Rome is quite simply the best place to visit with kids. No other city brings history to life in the same way and the scale of its monuments will take their breath away.
When taking kids to Rome it makes sense to base yourself in the heart of the historical center or within walking distance of the ancient monuments. Transport and traffic in Rome can be challenging and you’ll be walking enough anyway, so anything you can do to cut down on transit time will keep your kids fresh and interested for longer.
Here are a few ideas for a fun-filled family vacation in the Eternal City.
For just a handful of euros more than the basic ticket, you can access the underground section of the most famous Roman arena in the world. Explore the basement of the world-renowned amphitheater to see where the wild animals were kept and learn about how the gladiators prepared for their combats. You’ll also learn about the incredible arena’s innovative design and how this unique building has been preserved for hundreds of years.
Golf cart tour
It may be fair to say that golf carts aren’t exactly synonymous with the historic Italian capital, but a golf cart tour of Rome is an experience kids will be sure to remember. Rome on foot can be a challenge even for adults, so a golf cart tour makes it easy to see the main attractions in comfort and with your own private guide. Tours include 4-hour themed itineraries such as Ancient Rome, Jewish Rome, or Angels & Demons. Longer 6-hour itineraries take you further off the beaten track to spots such as Roman Aqueducts & Catacombs or modern Roman Art & Architecture, including huge colorful murals that are sure to capture your kids’ imaginations.
Buried under Ancient Rome, the spooky Catacombs couldn’t be more atmospheric. Allocated for the burial of those who couldn’t afford an extravagant send-off, the Catacombs of St Callisto and the Catacombs of St Sebastian are both accessible from the city center. The walls of these underground tombs are covered in centuries-old early Christian graffiti and symbols, really giving you the feeling that the people who passed through here were human beings just like us, not just shadowy figures from a history book.
Most kids visiting Italy can’t get enough of its scrumptious gelato and would eat it for every meal if they were allowed! With such an incredible range of flavors, who can blame them? Look out for a “gelateria artigianale” ice cream parlor, signifying that their gelato is home-made rather than mass produced.
Try Giolitti, near the Pantheon, a Rome institution since 1890, Brivido in Testaccio, which shuns artificial colorings, sweeteners, and preservatives, or branches of Fatamorgana, which boast creative flavors and high-quality ingredients. More adventurous kids might want to try the blue Puffo (literally “smurf” flavor), which turns your tongue blue!
Villa Borghese gardens
When the sightseeing all gets too much, particularly in the hot summer months, the gardens of the Villa Borghese make the ideal retreat. Not only do they offer playgrounds, pony rides on weekends, and a zoo, you can also rent rowboats to go out on the lake, segways, or a family rickshaw to burn off any remaining energy.

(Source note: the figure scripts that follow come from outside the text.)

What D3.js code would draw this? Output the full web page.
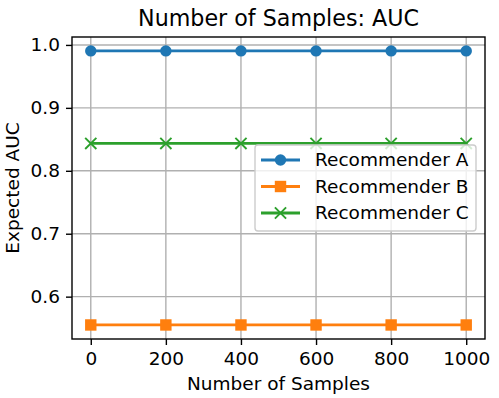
<!DOCTYPE html>
<html>
<head>
<meta charset="utf-8">
<script src="https://cdn.jsdelivr.net/npm/d3@7"></script>
<style>
body{margin:0;background:#fff}
text{font-family:"DejaVu Sans",sans-serif;fill:#000}
</style>
</head>
<body>
<svg id="chart" width="499" height="398"></svg>
<script>
// data
let samples=[0,200,400,600,800,1000]
let recA=[0.9905,0.9905,0.9905,0.9905,0.9905,0.9905]
let recB=[0.555,0.555,0.555,0.555,0.555,0.555]
let recC=[0.8435,0.8435,0.8435,0.8435,0.8435,0.8435]
let seriesNames=["Recommender A","Recommender B","Recommender C"]
let xTicks=[0,200,400,600,800,1000]
let yTicks=[0.6,0.7,0.8,0.9,1.0]

let svg=d3.select("#chart")
let pLeft=72,pRight=485,pTop=37,pBottom=339
let fs=18.5

let x=d3.scaleLinear().domain([-50,1050]).range([pLeft,pRight])
let y=d3.scaleLinear().domain([0.5327,1.0126]).range([pBottom,pTop])

let series=[
	{name:seriesNames[0],vals:recA,color:"#1f77b4",marker:"circle"},
	{name:seriesNames[1],vals:recB,color:"#ff7f0e",marker:"square"},
	{name:seriesNames[2],vals:recC,color:"#2ca02c",marker:"x"}
]

// grid
svg.append("g").selectAll("line").data(xTicks).enter().append("line")
	.attr("x1",d=>x(d)).attr("x2",d=>x(d)).attr("y1",pTop).attr("y2",pBottom)
	.attr("stroke","#b0b0b0").attr("stroke-width",1.4)
svg.append("g").selectAll("line").data(yTicks).enter().append("line")
	.attr("y1",d=>y(d)).attr("y2",d=>y(d)).attr("x1",pLeft).attr("x2",pRight)
	.attr("stroke","#b0b0b0").attr("stroke-width",1.4)

function drawMarker(g,type,color,cx,cy){
	if(type=="circle"){
		g.append("circle").attr("cx",cx).attr("cy",cy).attr("r",5.7).attr("fill",color)
	}else if(type=="square"){
		g.append("rect").attr("x",cx-5.7).attr("y",cy-5.7).attr("width",11.4).attr("height",11.4).attr("fill",color)
	}else{
		let s=5.6
		g.append("path").attr("d",`M${cx-s},${cy-s}L${cx+s},${cy+s}M${cx-s},${cy+s}L${cx+s},${cy-s}`)
			.attr("stroke",color).attr("stroke-width",1.9).attr("fill","none")
	}
}

let line=d3.line().x((d,i)=>x(samples[i])).y(d=>y(d))
series.forEach(s=>{
	let g=svg.append("g")
	g.append("path").attr("d",line(s.vals)).attr("fill","none")
		.attr("stroke",s.color).attr("stroke-width",2.8)
	s.vals.forEach((v,i)=>drawMarker(g,s.marker,s.color,x(samples[i]),y(v)))
})

// axes
let xAxis=svg.append("g").attr("transform",`translate(0,${pBottom})`)
	.call(d3.axisBottom(x).tickValues(xTicks).tickSize(6).tickPadding(7).tickFormat(d3.format("d")))
let yAxis=svg.append("g").attr("transform",`translate(${pLeft},0)`)
	.call(d3.axisLeft(y).tickValues(yTicks).tickSize(6).tickPadding(6).tickFormat(d3.format(".1f")))
;[xAxis,yAxis].forEach(a=>{
	a.select(".domain").remove()
	a.selectAll("line").attr("stroke","#000").attr("stroke-width",1.4)
	a.selectAll("text").attr("font-family","DejaVu Sans").attr("font-size",fs).attr("fill","#000")
})

// frame
svg.append("rect").attr("x",pLeft).attr("y",pTop).attr("width",pRight-pLeft).attr("height",pBottom-pTop)
	.attr("fill","none").attr("stroke","#000").attr("stroke-width",1.4)

// labels
svg.append("text").attr("x",(pLeft+pRight)/2).attr("y",26).attr("text-anchor","middle")
	.attr("font-size",22.2).text("Number of Samples: AUC")
svg.append("text").attr("x",(pLeft+pRight)/2).attr("y",390).attr("text-anchor","middle")
	.attr("font-size",fs).text("Number of Samples")
svg.append("text").attr("transform",`translate(19,${(pTop+pBottom)/2}) rotate(-90)`)
	.attr("text-anchor","middle").attr("font-size",fs).text("Expected AUC")

// legend
let lg=svg.append("g")
lg.append("rect").attr("x",255).attr("y",145).attr("width",221).attr("height",86).attr("rx",3)
	.attr("fill","#fff").attr("fill-opacity",0.8).attr("stroke","#cccccc").attr("stroke-width",1.4)
series.forEach((s,i)=>{
	let ly=160+i*26.5
	lg.append("line").attr("x1",261).attr("x2",300).attr("y1",ly).attr("y2",ly)
		.attr("stroke",s.color).attr("stroke-width",2.8)
	drawMarker(lg,s.marker,s.color,280.5,ly)
	lg.append("text").attr("x",315).attr("y",ly).attr("dy","0.35em").attr("font-size",fs).text(s.name)
})
</script>
</body>
</html>
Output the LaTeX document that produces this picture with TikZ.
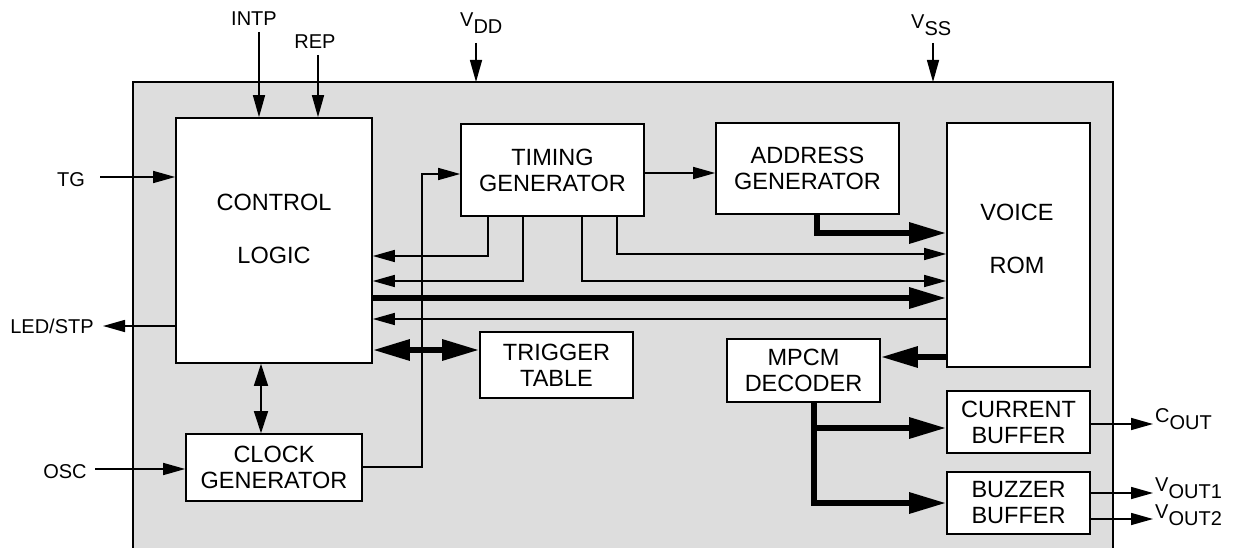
\documentclass[tikz,border=0pt]{standalone}
\usepackage{fontspec}
\setmainfont{Liberation Sans}
\usetikzlibrary{arrows.meta}
\definecolor{chipgray}{RGB}{221,221,221}
\tikzset{
  blk/.style={draw, line width=1.6pt, fill=white, inner sep=0pt, align=center,
              font=\fontsize{23.5}{26}\selectfont},
  blkt/.style={inner sep=0pt, font=\fontsize{23.5}{26}\selectfont},
  sig/.style={inner sep=0pt, font=\fontsize{20}{24}\selectfont},
  wire/.style={line width=1.5pt, -{Triangle[length=22pt,width=12pt]}},
  wiretwo/.style={line width=1.5pt, {Triangle[length=22pt,width=14pt]}-{Triangle[length=22pt,width=14pt]}},
  plainwire/.style={line width=1.5pt},
  busarr/.style={line width=6pt, -{Triangle[length=37pt,width=20pt]}},
  bustwo/.style={line width=6pt, {Triangle[length=37pt,width=20pt]}-{Triangle[length=37pt,width=20pt]}},
}
\begin{document}
\begin{tikzpicture}[x=1pt,y=-1pt]
\useasboundingbox (0,0) rectangle (1236,548);
% chip outline
\fill[chipgray] (133,82) rectangle (1113,560);
\draw[line width=1.8pt] (133,560) -- (133,82) -- (1113,82) -- (1113,560);

% blocks
\node[blk, minimum width=196pt, minimum height=245pt] (ctrl) at (274,240.5) {};
\node[blkt] (ctrlA) at (274,202) {CONTROL};
\node[blkt] (ctrlB) at (274,255) {LOGIC};
\node[blk, minimum width=183pt, minimum height=92pt] (timing) at (552.5,170) {TIMING\\GENERATOR};
\node[blk, minimum width=183pt, minimum height=91pt] (addr) at (807.5,168.5) {ADDRESS\\GENERATOR};
\node[blk, minimum width=143pt, minimum height=244pt] (rom) at (1018.5,245) {};
\node[blkt] (romA) at (1017,212) {VOICE};
\node[blkt] (romB) at (1017,265) {ROM};
\node[blk, minimum width=153pt, minimum height=66pt] (trig) at (556.5,365) {TRIGGER\\TABLE};
\node[blk, minimum width=153pt, minimum height=63pt] (mpcm) at (803.5,370.5) {MPCM\\DECODER};
\node[blk, minimum width=143pt, minimum height=62pt] (cur) at (1018.5,422) {CURRENT\\BUFFER};
\node[blk, minimum width=143pt, minimum height=62pt] (buz) at (1018.5,503) {BUZZER\\BUFFER};
\node[blk, minimum width=176pt, minimum height=67pt] (clk) at (274,467.5) {CLOCK\\GENERATOR};

% external labels
\node[sig, anchor=base] (intpL) at (254,26) {INTP};
\node[sig, anchor=base] (repL) at (315,49) {REP};
\node[sig, anchor=base] (tgL) at (71,187) {TG};
\node[sig, anchor=base] (ledL) at (52,333) {LED/STP};
\node[sig, anchor=base] (oscL) at (65,478) {OSC};
\node[sig, anchor=base west] (vddL) at (460,27) {V\raisebox{-7pt}{DD}};
\node[sig, anchor=base west] (vssL) at (911,29) {V\raisebox{-7pt}{SS}};
\node[sig, anchor=base west] (coutL) at (1155,422) {C\raisebox{-7pt}{OUT}};
\node[sig, anchor=base west] (vo1L) at (1155,491) {V\raisebox{-7pt}{OUT1}};
\node[sig, anchor=base west] (vo2L) at (1155,518) {V\raisebox{-7pt}{OUT2}};

% coordinates
\coordinate (intpS) at (259,32);
\coordinate (repS) at (318,55);
\coordinate (vddS) at (476,43); \coordinate (vddE) at (476,82);
\coordinate (vssS) at (933,43); \coordinate (vssE) at (933,82);
\coordinate (tgS) at (100,177);
\coordinate (ledE) at (103,326);
\coordinate (oscS) at (95,469);
\coordinate (ccx) at (261,0);
\coordinate (cg) at (422,174); \coordinate (cgb) at (422,467);
\coordinate (ta) at (0,173);
\coordinate (t1) at (488,256);
\coordinate (t2) at (523,281);
\coordinate (t3) at (582,281);
\coordinate (t4) at (617,254);
\coordinate (busy) at (0,298);
\coordinate (rety) at (0,319);
\coordinate (ar) at (817,233);
\coordinate (trg) at (0,350);
\coordinate (rm) at (0,357);
\coordinate (md) at (814,503);
\coordinate (mc) at (814,428);
\coordinate (co) at (1153,424);
\coordinate (v1) at (1153,493);
\coordinate (v2) at (1153,519);

% connectors
\draw[wire] (intpS) -- (intpS |- ctrl.north);
\draw[wire] (repS) -- (repS |- ctrl.north);
\draw[wire] (vddS) -- (vddE);
\draw[wire] (vssS) -- (vssE);
\draw[wire] (tgS) -- (tgS -| ctrl.west);
\draw[wire] (ledE -| ctrl.west) -- (ledE);
\draw[wire] (oscS) -- (oscS -| clk.west);
\draw[wiretwo] (ccx |- ctrl.south) -- (ccx |- clk.north);
\draw[wire] (cgb -| clk.east) -- (cgb) -- (cg) -- (cg -| timing.west);
\draw[wire] (ta -| timing.east) -- (ta -| addr.west);
\draw[wire] (t1 |- timing.south) -- (t1) -- (t1 -| ctrl.east);
\draw[wire] (t2 |- timing.south) -- (t2) -- (t2 -| ctrl.east);
\draw[wire] (t3 |- timing.south) -- (t3) -- (t3 -| rom.west);
\draw[wire] (t4 |- timing.south) -- (t4) -- (t4 -| rom.west);
\draw[busarr] (busy -| ctrl.east) -- (busy -| rom.west);
\draw[wire] (rety -| rom.west) -- (rety -| ctrl.east);
\draw[busarr] (ar |- addr.south) -- (ar) -- (ar -| rom.west);
\draw[bustwo] (trg -| ctrl.east) -- (trg -| trig.west);
\draw[busarr] (rm -| rom.west) -- (rm -| mpcm.east);
\draw[busarr] (md |- mpcm.south) -- (md) -- (md -| buz.west);
\draw[busarr] (mc) -- (mc -| cur.west);
\draw[wire] (co -| cur.east) -- (co);
\draw[wire] (v1 -| buz.east) -- (v1);
\draw[wire] (v2 -| buz.east) -- (v2);
\end{tikzpicture}
\end{document}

The gardens are also dotted with food and drink kiosks for the inevitable snack requests.
No child can resist the opportunity to throw a coin over their shoulder into a fountain, particularly if it means they might get the chance to return to Rome one day. Note that the area is carefully patrolled by local police to ensure no one ventures into the water or tries to have a picnic around the edge. When you’ve seen enough, head to the nearby 140-year-old Moriondo & Gariglio chocolate shop.
If your kids aren’t fussy eaters, how about taking them on a food tour to really get to grips with the best of Rome’s treats? Roman cuisine is famous for its hearty pasta dishes and deep-fried delights such as supplì rice balls, so there should be plenty to interest them. If not, a pizza making class will give them lots of opportunities for tasting and recreating their favorite toppings once they’ve returned home.